The tourist tax was introduced by the law on fiscal federalism (Legislative Decree  March 14, 2011, n0. 23) with the intention of financing public policy on tourism. Italian municipalities are entitled to apply a tax on tourists’ stays in hotels, bed & breakfasts, holiday homes, cottages, campsites, etc.. The amount of the tax ranges from € 1 to € 5 per day per person depending on the type and “luxury level” of the facility (except in the case of Rome where it is up to € 7 per day in 5-star hotels).

Therefore, the amount of the tourist tax, which a tourist staying in an Italian hotel/B&B etc. will have to pay to the hotel/B&B etc. (the facility will then transfer the sum to the municipality) at the time of the checkout, is not fixed but is calculated according to the rate decided by each municipality.

For example, the fees that a tourist will have to pay if he/she stays in a hotel in the city of Rome are the following:

a) € 3.00 per day per person in 1-star hotels;
b) € 3.00 per day per person in 2-star hotels;
c) € 4.00 per day per person in 3-star hotels;
d) € 6.00 per day per person in 4-star hotels;
e) € 7.00 per day per person in 5-star hotels.
For a bed and breakfast or a house (e.g. Airbnb) in the city of Rome, there is a € 3.50 fee per day per person, while for an agriturismo there is a € 4.00 fee per day per person.
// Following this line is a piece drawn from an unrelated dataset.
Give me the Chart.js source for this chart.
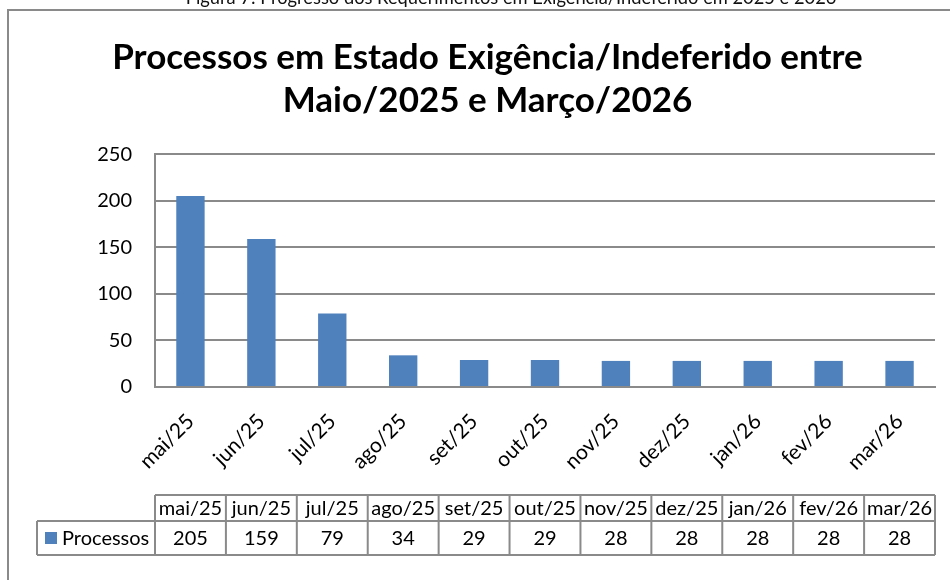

The tourist tax can be paid in cash or by card, and the accommodation must issue a payment receipt.

So, if, for example, a couple stays in a 4-star hotel in Rome for two nights, in addition to the cost of the hotel room, the couple will have to pay an extra € 24 (€ 6x2x2= € 24).

However, there are some exemptions, that for the city of Rome are the following (they generally apply to other cities as well):

  • those who reside in the city;
  • children up to 10 years of age;
  • those who stay at youth hostels;
  • bus drivers and tour leaders for every 23 participants;
  • people who are ill and one caregiver for a patient admitted to a health facility;
  • parents accompanying their children under the age of 18 who are admitted to a medical facility;
  • State Police and other armed forces personnel who are carrying out activities of public order and security.

For students and workers who stay overnight, even non-continually, for prolonged periods of time, to attend study courses or for work reasons the fee is applied up to a maximum of ten overnight stays in the calendar year, as long as the student or worker stays in the same accommodation facility. In order to benefit from this exemption, the student/worker must document the reason for their stay.

The tourist tax which already must be paid in major Italian tourist centers, such as Milan, Rome, Florence, Naples, Turin, Venice, starting from January 1, 2018, will be extended to other smaller municipalities including Todi, Assisi, Pompeii, Paestum, and later on in the year to Portofino, Rapallo, Santa Margherita Ligure and many others.